Ai sensi dell’art. 98 della Legge Falliemntare, nella procedura fallimentare il creditore o il titolare di diritti su beni mobili o immobili possono proporre opposizione al curatore contro il decreto che rende esecutivo lo stato passivo.
La Corte di Cassazione, con l’ordinanza n. 29156 di ieri, ha rimarcato il principio secondo cui la sopravvenuta chiusura del fallimento, però, impone al tribunale di constatare l’improcedibilità del giudizio di opposizione allo stato passivo ancora pendente.
L’art. 96 comma 5 del RD 267/42, laddove stabilisce che il decreto che rende esecutivo lo stato passivo e le decisioni assunte all’esito dei giudizi di impugnazione ex art 99 del RD 267/42 “producono effetti soltanto ai fini del concorso”, evidenzia che il procedimento di verifica delle domande di insinuazione, nella sua complessità, è strettamente connesso alla procedura fallimentare ed è volto ad accertare i crediti ai soli fini dell’ammissione al passivo, con efficacia endofallimentare del provvedimento emesso dal giudice delegato o dal tribunale fallimentare in sede di opposizione.
Il creditore che intenda agire contro il debitore tornato in bonis, quindi, nonpuò far valere nei suoi confronti, quale titolo esecutivo, la pronuncia di ammissione del credito al passivo, priva di efficacia ultraconcorsuale, potendo eventualmente giovarsene solo come prova scritta ai fini del conseguimento del decreto ingiuntivo.
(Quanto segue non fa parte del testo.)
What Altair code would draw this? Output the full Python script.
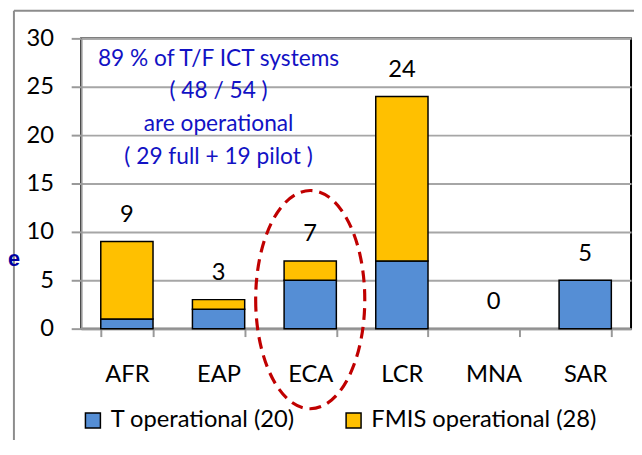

La Suprema Corte ricorda, inoltre, che la giurisprudenza ha avuto modo di precisare che il fallito è privo di legittimazione sostanziale e capacità processuale funzionali a contestare le pretese creditorie, in quanto non è parte del sub-procedimento di verifica del passivo, né argomenti contrari si traggono dall’art. 95 del RD 267/42, che legittima unicamente la possibilità del debitore di “essere sentito”.
In linea generale, quindi, non sussiste la legittimazione del fallito a impugnare i provvedimenti adottati dal giudice delegato in sede di formazione dello stato passivo, non solo perché privi di definitività e con efficacia meramente endoconcorsuale, ma anche in forza del disposto dall’art. 43 del RD 267/42, che sancisce, in ordine ai rapporti patrimoniali del fallito compresi nel fallimento, la legittimazione esclusiva del curatore, nonché dell’art. 98 del RD 267/42, a tenore del quale il decreto con cui il giudice rende esecutivo lo stato passivo non è suscettibile di denunzia con rimedi diversi dalle impugnazioni tipiche ivi disciplinate, esperibili dai soggetti legittimati, tra i quali non figura il fallito.